2007-08-14 08:47:05 · 2 answers · asked by Anonymous in Science & Mathematics ➔ Mathematics
I'm sorry. I meant f(x)=k^(-x), k is a nonnegative integer
I want to evaluate int(f(x)*exp(-2*i*Pi*s*x),x,-infinity,infinity).
This means you integrate [k^(-x)*exp(-2*i*Pi*s*x)] with respect to x from minus infinity to positive infinity. My eternal gratitude I offer to those who answered.

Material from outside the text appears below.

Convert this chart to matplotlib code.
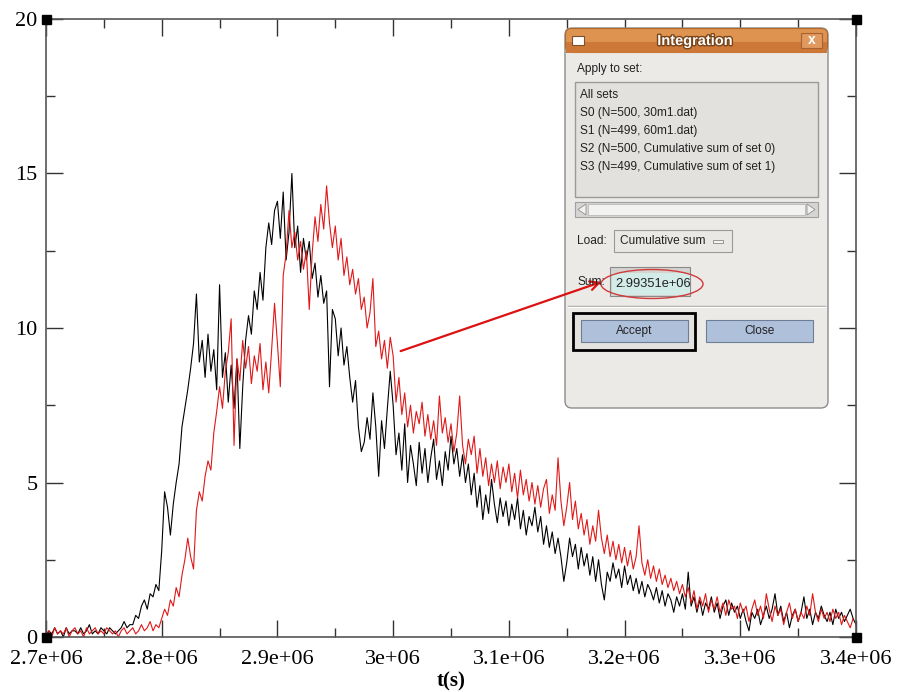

2007-08-14 11:59:59 · update #1
k^x = e^xln(k) and has no Fourier transform
k^-x = e^-xln(k) has the transform
(√(2/π))[(ln(k))/(((ln(k))^2 + ω^2)] , k > 1, x > 0
2007-08-14 09:36:57 · answer #1 · answered by Helmut 7 · 0⤊ 0⤋
I posted previously and then realized I was wrong. While it's not defined for any value of k, it will be defined if there is a condition on k. If |k| < 1, it should be defined, and if |k| = 1 it also should be defined. I thought about how to calculate it, but couldn't really figure it out. I think you could get a start by decomposing:
k^x = e^{a*x} + e^{ib*x}
where a + ib = log k. You can find the fourier transform of the second term easily, but the first one is tougher, and I'm not sure how to do it.
Addendum: Doesn't really matter if your function is k^x or k^{-x} since you're integrating over the whole real line (if they did exist, the fourier transform of one could be found from the fourier transform of the other by a simple change of variables).
This integral does not exist unless k is 0. Additionally, the Fourier transform of k^x does not exist when k is an integer larger than 1. When k = 1, f(x) = 1^x = 1, and the fourier transform is the delta function.
2007-08-14 15:56:59 · answer #2 · answered by Sean H 5 · 0⤊ 0⤋